A estas alturas, no me preocupa que alguien califique este artículo como el de una hija alabando a su padre. Es eso mismo: un canto emocionado y lleno de admiración. Él ha sido mi referente, mi ejemplo y mi orgullo.
Me siento afortunada por los padres que me dieron la vida, y con ella las inquietudes, los sentimientos, la capacidad de valorar lo que es bueno y bello, la necesidad de saber siempre cosas nuevas, puesto que nunca dejamos de ser aprendices.

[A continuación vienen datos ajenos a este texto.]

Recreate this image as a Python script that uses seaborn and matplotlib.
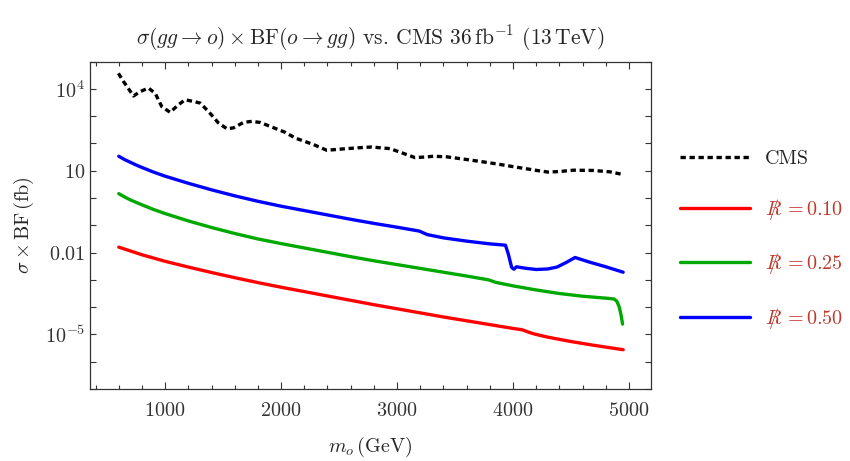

Mi padre, que es un hombre humilde, me enseñó todo eso, mientras mi madre, Alícia Mulet, el pilar de todos, era el sostén y el equilibrio del clan familiar.
He tenido la suerte de nacer en un clan, en una tribu mediterránea que siempre está ahí, con sus desencuentros puntuales, su diversidad de opiniones y gustos, pero cimentados todos por unos valores idénticos.
Quiero agradecer al Govern de les Illes Balears que le concedan la medalla de oro cuando puede alegrarse por ella. Siempre he preferido mil veces los homenajes a los vivos que a los muertos. Mi padre conserva la mente lúcida, el espíritu inquieto, su amor por París y las tardes de lluvia, su imaginación increíble, su capacidad de inventar historias, su amor por el teatro, Caperucita Roja, la música y Mallorca. No ha perdido la fe en esa lucha que inició hace muchos años por defender nuestra cultura. Puede que haya aumentado su sentido del humor y que se ría más fácilmente de la estupidez humana. Los años tienen eso: te liberan de ciertas limitaciones y vergüenzas. Mi padre es el abrazo que quisiera hacer eterno.